Write out the material exactly, with the pictures left out.

■ ■ ■

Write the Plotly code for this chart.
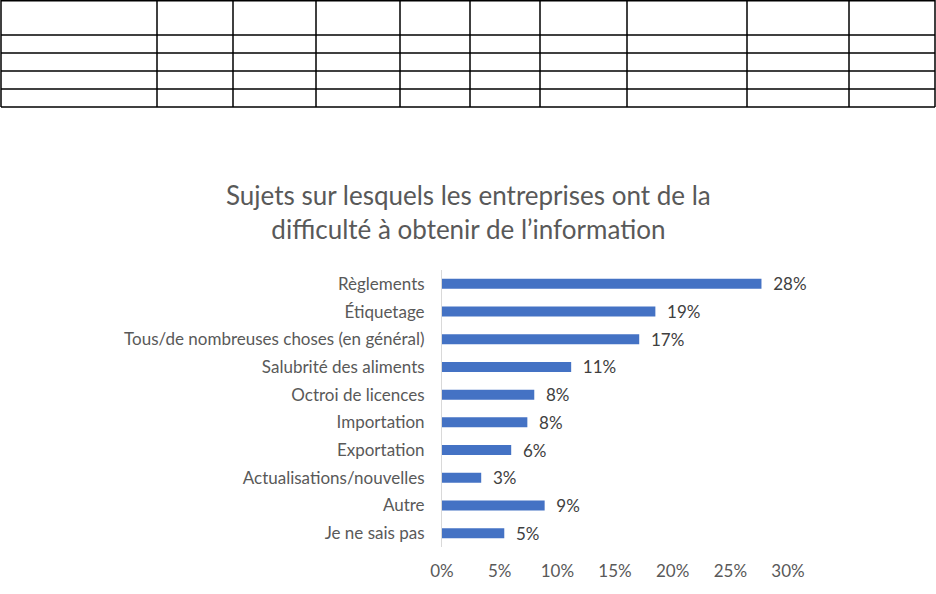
import plotly.graph_objects as go

categories = ["Règlements", "Étiquetage", "Tous/de nombreuses choses (en général)",
              "Salubrité des aliments", "Octroi de licences", "Importation",
              "Exportation", "Actualisations/nouvelles", "Autre", "Je ne sais pas"]
values = [0.277, 0.185, 0.171, 0.112, 0.080, 0.074, 0.060, 0.034, 0.089, 0.054]
labels = ["28%", "19%", "17%", "11%", "8%", "8%", "6%", "3%", "9%", "5%"]
xticks = [0, 0.05, 0.10, 0.15, 0.20, 0.25, 0.30]
xticklabels = ["0%", "5%", "10%", "15%", "20%", "25%", "30%"]

W, H = 936, 594
L, R, T, B = 442, 148, 270, 47
PW, PH = W - L - R, H - T - B

def px(x):
    return (x - L) / PW

def py(y):
    return 1 - (y - T) / PH

FONT = "Lato"

fig = go.Figure(go.Bar(
    x=values, y=categories, orientation="h",
    marker=dict(color="#4472C4", line=dict(width=0)),
    text=labels, texttemplate="  %{text}", textposition="outside",
    constraintext="none",
    textfont=dict(family=FONT, size=17, color="#404040"),
    cliponaxis=False, width=0.36, hoverinfo="skip",
))

# empty table grid at the top of the page
h_lines = [0.75, 35, 53, 71, 89, 107]
v_lines = [1, 157, 233, 316, 400, 470, 540, 627, 747, 849, 935]
shapes = []
for yy in h_lines:
    shapes.append(dict(type="line", xref="paper", yref="paper",
                       x0=px(1), x1=px(935), y0=py(yy), y1=py(yy),
                       line=dict(color="black", width=1.5)))
for xx in v_lines:
    shapes.append(dict(type="line", xref="paper", yref="paper",
                       x0=px(xx), x1=px(xx), y0=py(0), y1=py(107),
                       line=dict(color="black", width=1.5)))

fig.update_layout(
    width=W, height=H,
    margin=dict(l=L, r=R, t=T, b=B, pad=0),
    paper_bgcolor="white", plot_bgcolor="white",
    showlegend=False,
    font=dict(family=FONT, size=17, color="#595959"),
    shapes=shapes,
    annotations=[dict(
        text="Sujets sur lesquels les entreprises ont de la<br>difficulté à obtenir de l’information",
        xref="paper", yref="paper", x=px(468), y=py(212),
        xanchor="center", yanchor="middle", showarrow=False,
        font=dict(family=FONT, size=26, color="#595959"),
    )],
    xaxis=dict(range=[0, 0.30], tickvals=xticks, ticktext=xticklabels,
               showgrid=False, zeroline=False, showline=False,
               ticks="", ticklabelstandoff=12,
               tickfont=dict(family=FONT, size=17, color="#595959")),
    yaxis=dict(autorange="reversed", showgrid=False, zeroline=False,
               showline=True, linecolor="#D9D9D9", linewidth=1,
               ticks="", ticklabelstandoff=13,
               tickfont=dict(family=FONT, size=17, color="#595959")),
)

fig.write_html("out.html",
               config={"displayModeBar": False, "staticPlot": True},
               post_script="document.body.style.margin='0';document.body.style.padding='0';")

■ ■ ■

Answer to the problem:
Write the Plotly code for this chart.
import plotly.graph_objects as go

categories = ["Règlements", "Étiquetage", "Tous/de nombreuses choses (en général)",
              "Salubrité des aliments", "Octroi de licences", "Importation",
              "Exportation", "Actualisations/nouvelles", "Autre", "Je ne sais pas"]
values = [0.277, 0.185, 0.171, 0.112, 0.080, 0.074, 0.060, 0.034, 0.089, 0.054]
labels = ["28%", "19%", "17%", "11%", "8%", "8%", "6%", "3%", "9%", "5%"]
xticks = [0, 0.05, 0.10, 0.15, 0.20, 0.25, 0.30]
xticklabels = ["0%", "5%", "10%", "15%", "20%", "25%", "30%"]

W, H = 936, 594
L, R, T, B = 442, 148, 270, 47
PW, PH = W - L - R, H - T - B

def px(x):
    return (x - L) / PW

def py(y):
    return 1 - (y - T) / PH

FONT = "Lato"

fig = go.Figure(go.Bar(
    x=values, y=categories, orientation="h",
    marker=dict(color="#4472C4", line=dict(width=0)),
    text=labels, texttemplate="  %{text}", textposition="outside",
    constraintext="none",
    textfont=dict(family=FONT, size=17, color="#404040"),
    cliponaxis=False, width=0.36, hoverinfo="skip",
))

# empty table grid at the top of the page
h_lines = [0.75, 35, 53, 71, 89, 107]
v_lines = [1, 157, 233, 316, 400, 470, 540, 627, 747, 849, 935]
shapes = []
for yy in h_lines:
    shapes.append(dict(type="line", xref="paper", yref="paper",
                       x0=px(1), x1=px(935), y0=py(yy), y1=py(yy),
                       line=dict(color="black", width=1.5)))
for xx in v_lines:
    shapes.append(dict(type="line", xref="paper", yref="paper",
                       x0=px(xx), x1=px(xx), y0=py(0), y1=py(107),
                       line=dict(color="black", width=1.5)))

fig.update_layout(
    width=W, height=H,
    margin=dict(l=L, r=R, t=T, b=B, pad=0),
    paper_bgcolor="white", plot_bgcolor="white",
    showlegend=False,
    font=dict(family=FONT, size=17, color="#595959"),
    shapes=shapes,
    annotations=[dict(
        text="Sujets sur lesquels les entreprises ont de la<br>difficulté à obtenir de l’information",
        xref="paper", yref="paper", x=px(468), y=py(212),
        xanchor="center", yanchor="middle", showarrow=False,
        font=dict(family=FONT, size=26, color="#595959"),
    )],
    xaxis=dict(range=[0, 0.30], tickvals=xticks, ticktext=xticklabels,
               showgrid=False, zeroline=False, showline=False,
               ticks="", ticklabelstandoff=12,
               tickfont=dict(family=FONT, size=17, color="#595959")),
    yaxis=dict(autorange="reversed", showgrid=False, zeroline=False,
               showline=True, linecolor="#D9D9D9", linewidth=1,
               ticks="", ticklabelstandoff=13,
               tickfont=dict(family=FONT, size=17, color="#595959")),
)

fig.write_html("out.html",
               config={"displayModeBar": False, "staticPlot": True},
               post_script="document.body.style.margin='0';document.body.style.padding='0';")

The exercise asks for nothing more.